Sommeilles is in one of the loveliest sections of Europe, where the fields lie fertile under a temperate sun, and the little rivers glide under green willow trees. Villages of peasants have clustered here through centuries. One or two of the hundreds of builders that lifted Rheims and Chartres would wander from the larger work to the village church and give their skill to the portal, adding a choiceness of stone carving and some bit of grotesquerie. Scattered through the valleys of the Marne, and Meuse, and Moselle, you come on these snatches of the great accent, all the lovelier for their quiet setting and unfulfilled renown.

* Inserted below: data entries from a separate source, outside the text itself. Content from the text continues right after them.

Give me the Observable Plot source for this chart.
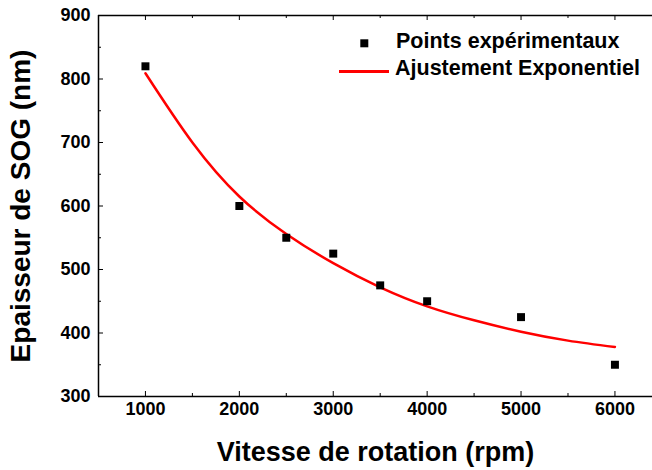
<!DOCTYPE html>
<html>
<head>
<meta charset="utf-8">
<script src="https://cdn.jsdelivr.net/npm/d3@7"></script>
<script src="https://cdn.jsdelivr.net/npm/@observablehq/plot@0.6"></script>
<style>
  html, body { margin: 0; padding: 0; background: #fff; }
  #wrap { position: relative; width: 652px; height: 470px; overflow: hidden; }
  .legend { position: absolute; font-family: Arial, "Liberation Sans", sans-serif; font-weight: bold; font-size: 21.5px; color: #000; white-space: nowrap; }
</style>
</head>
<body>
<div id="wrap"></div>
<script>
// Experimental points
const rpm = [1000, 2000, 2500, 3000, 3500, 4000, 5000, 6000];
const thickness = [820, 600, 550, 525, 475, 450, 425, 350];
// Exponential fit curve
const fitRpm = [1000, 1500, 2000, 2500, 3000, 3500, 4000, 4500, 5000, 5500, 6000];
const fitThickness = [809, 700, 615, 556, 510, 472, 442, 420, 402, 388, 378];
// Axes
const xDomain = [500, 6400];
const yDomain = [300, 900];
const xMajor = [1000, 2000, 3000, 4000, 5000, 6000];
const xMinor = [1500, 2500, 3500, 4500, 5500];
const yMajor = [300, 400, 500, 600, 700, 800, 900];
const yMinor = [350, 450, 550, 650, 750, 850];
const xLabel = "Vitesse de rotation (rpm)";
const yLabel = "Epaisseur de SOG (nm)";
const legendPoints = "Points expérimentaux";
const legendFit = "Ajustement Exponentiel";

const points = rpm.map((x, i) => ({x, y: thickness[i]}));
const fit = fitRpm.map((x, i) => ({x, y: fitThickness[i]}));

const W = 652, H = 470, mL = 98, mR = 0, mT = 15, mB = 74;
const plotW = W - mL - mR, plotH = H - mT - mB;

const chart = Plot.plot({
  width: W,
  height: H,
  marginLeft: mL,
  marginRight: mR,
  marginTop: mT,
  marginBottom: mB,
  style: {fontFamily: "Arial, 'Liberation Sans', sans-serif", fontWeight: "bold", fontSize: "18px", color: "#000", background: "#fff", overflow: "visible"},
  x: {domain: xDomain},
  y: {domain: yDomain},
  marks: [
    // frame (left, top, bottom)
    Plot.ruleY(yDomain, {stroke: "#000", strokeWidth: 1.5}),
    Plot.ruleX([xDomain[0]], {stroke: "#000", strokeWidth: 1.5}),
    // tick labels + axis titles
    Plot.axisX(xMajor, {anchor: "bottom", tickSize: 0, tickPadding: 6, fontSize: 18, fontWeight: "bold", tickFormat: d => String(d), label: xLabel, labelAnchor: "center", labelOffset: 64, labelArrow: "none"}),
    Plot.axisY(yMajor, {anchor: "left", tickSize: 0, tickPadding: 8, fontSize: 18, fontWeight: "bold", tickFormat: d => String(d), label: yLabel, labelAnchor: "center", labelOffset: 88, labelArrow: "none"}),
    // inward ticks
    Plot.tickX(xMajor, {x: d => d, insetTop: plotH - 5, stroke: "#000", strokeWidth: 1}),
    Plot.tickX(xMinor, {x: d => d, insetTop: plotH - 3, stroke: "#000", strokeWidth: 1}),
    Plot.tickX(xMajor, {x: d => d, insetBottom: plotH - 5, stroke: "#000", strokeWidth: 1}),
    Plot.tickX(xMinor, {x: d => d, insetBottom: plotH - 3, stroke: "#000", strokeWidth: 1}),
    Plot.tickY(yMajor, {y: d => d, insetRight: plotW - 5, stroke: "#000", strokeWidth: 1}),
    Plot.tickY(yMinor, {y: d => d, insetRight: plotW - 3, stroke: "#000", strokeWidth: 1}),
    // data
    Plot.line(fit, {x: "x", y: "y", stroke: "#ff0000", strokeWidth: 2.5, curve: "natural"}),
    Plot.dot(points, {x: "x", y: "y", symbol: "square", r: 4.5, fill: "#000", stroke: "none"})
  ]
});

// axis title font sizes
chart.querySelectorAll("g[aria-label='x-axis label'] text").forEach(t => t.setAttribute("font-size", "27"));
chart.querySelectorAll("g[aria-label='y-axis label'] text").forEach(t => t.setAttribute("font-size", "28"));

const wrap = document.getElementById("wrap");
wrap.appendChild(chart);

// Legend overlay
const leg = document.createElement("div");
leg.style.position = "absolute";
leg.style.left = "0";
leg.style.top = "0";
leg.innerHTML = `
  <svg width="652" height="100" style="position:absolute;left:0;top:0">
    <rect x="360.3" y="39.3" width="8" height="8" fill="#000"></rect>
    <line x1="339" x2="389" y1="71.5" y2="71.5" stroke="#ff0000" stroke-width="3"></line>
  </svg>
  <div class="legend" style="left:396px;top:29px;">${legendPoints}</div>
  <div class="legend" style="left:395px;top:56px;">${legendFit}</div>`;
wrap.appendChild(leg);
</script>
</body>
</html>
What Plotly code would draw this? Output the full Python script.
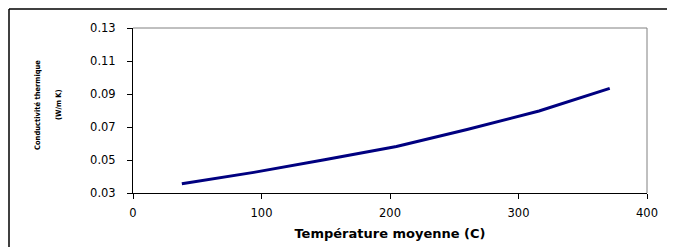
import plotly.graph_objects as go

temperature = [38, 94, 149, 205, 260, 316, 371]
conductivite = [0.0356, 0.0425, 0.0502, 0.0582, 0.0685, 0.0797, 0.0934]
x_ticks = [0, 100, 200, 300, 400]
y_ticks = [0.03, 0.05, 0.07, 0.09, 0.11, 0.13]
y_tick_text = ["0.03", "0.05", "0.07", "0.09", "0.11", "0.13"]

# page has an 8px body margin; work in page pixels and convert
OFF = 8
W, H = 675 - OFF, 247 - OFF
L, T = 133 - OFF, 28 - OFF
R = W - (647 - OFF)
B = H - (192.5 - OFF)
B = round(B)
pw, ph = W - L - R, H - T - B

def px(xpage):
    return (xpage - OFF - L) / pw

def py(ypage):
    return (H - B - (ypage - OFF)) / ph

fig = go.Figure()
fig.add_trace(go.Scatter(
    x=temperature, y=conductivite, mode="lines",
    line=dict(color="#000080", width=3),
    hoverinfo="skip", showlegend=False,
))

tickfont = dict(family="DejaVu Sans, Liberation Sans, Arial", size=11.5, color="black")

fig.update_layout(
    width=W, height=H,
    margin=dict(l=L, r=R, t=T, b=B, pad=0, autoexpand=False),
    paper_bgcolor="white", plot_bgcolor="white",
    showlegend=False,
    xaxis=dict(
        range=[0, 400], tickvals=x_ticks, ticktext=[str(v) for v in x_ticks],
        showgrid=False, zeroline=False, automargin=False,
        showline=True, linecolor="black", linewidth=1,
        ticks="outside", ticklen=5, tickcolor="black", tickwidth=1,
        tickfont=tickfont, ticklabelstandoff=4,
        title=dict(text="Température moyenne (C)",
                   font=dict(family="DejaVu Sans, Liberation Sans, Arial", size=13,
                             color="black", weight="bold"),
                   standoff=10),
    ),
    yaxis=dict(
        range=[0.03, 0.13], tickvals=y_ticks, ticktext=y_tick_text,
        showgrid=False, zeroline=False, automargin=False,
        showline=True, linecolor="black", linewidth=1,
        ticks="outside", ticklen=5, tickcolor="black", tickwidth=1,
        tickfont=tickfont, ticklabelstandoff=9,
    ),
    shapes=[
        dict(type="line", xref="paper", yref="paper", x0=0, x1=1, y0=1, y1=1,
             line=dict(color="#808080", width=1)),
        dict(type="line", xref="paper", yref="paper", x0=1, x1=1, y0=0, y1=1,
             line=dict(color="#808080", width=1)),
        # outer chart border (top and left visible)
        dict(type="line", xref="paper", yref="paper", x0=px(9), x1=px(700), y0=py(9), y1=py(9),
             line=dict(color="black", width=1.5)),
        dict(type="line", xref="paper", yref="paper", x0=px(9), x1=px(9), y0=py(9), y1=py(260),
             line=dict(color="black", width=1.5)),
    ],
    annotations=[
        dict(text="<b>Conductivité thermique</b>", xref="paper", yref="paper",
             x=px(37), y=py(105), textangle=-90, showarrow=False,
             font=dict(family="Liberation Sans Narrow, DejaVu Sans Condensed, Liberation Sans", size=7.5,
                       color="black"),
             xanchor="center", yanchor="middle"),
        dict(text="<b>(W/m K)</b>", xref="paper", yref="paper",
             x=px(58), y=py(105), textangle=-90, showarrow=False,
             font=dict(family="Liberation Sans Narrow, DejaVu Sans Condensed, Liberation Sans", size=7.5,
                       color="black"),
             xanchor="center", yanchor="middle"),
    ],
)

fig.write_html("out.html")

The peasant knew he was part of a natural process, a slow, long-continuing growth, whose beginnings were not yesterday, and whose purpose would not end with his little life. And the aspect of the visible world which reinforced this inner sense was the look of his Town Hall and his church, his own home and the homes of his neighbors—the work of no hasty builders. In the stout stone house, with its gray slabs of solidity, he and his father had lived, and his grandfather, and on back through the generations. There his son would grow up, and one day inherit the house and its goods, the gay garden and the unfailing fields.
Things are dear to them, for time has touched them with affectionate association. The baker's wife at Florent in the Argonne is a strapping ruddy woman of thirty years of age, instinct with fun and pluck, and contemptuous of German bombs. But the entrance to her cellar is protected by sand-bags and enormous logs.
"You are often shelled?" asked my friend.
"A little, nearly every day," she answered. "But it's all right in the cellar. For instance, I have removed my lovely furniture down there. It is safe in the shelter."
"Oh, then, you care more for your furniture than you do for your own safety?"
"Why," she answered, "you can't get another set of furniture so easily as all that." And she spoke of a clock and other wedding-presents as precious to her.
A family group in Vassincourt welcomed us in the room they had built out of tile and beams in what was once the shed. The man was blue-eyed and fair of hair, the woman with a burning brown eye, the daughter with loosely hanging hair and a touch of wildness. The family had gone to the hill at the south and watched their village and their home burn. They had returned to find the pigs ripped open. The destruction of live stock was something more to them than lost property, than dead meat. There is an intimate sense of kinship between a peasant and his live stock—the horse that carries him to market, his cows and pigs, the ducks that bathe in the pool of his barnyard and the hens that bathe in the roadside dust. No other property is so personal. They had lost their two sons in the war. The woman in speaking of the French soldiers called them "Ces Messieurs," "these gentlemen."
In this village is a bran-new wooden shed, "Café des Amis," with the motto, "A la Renaissance," "To the Rebirth."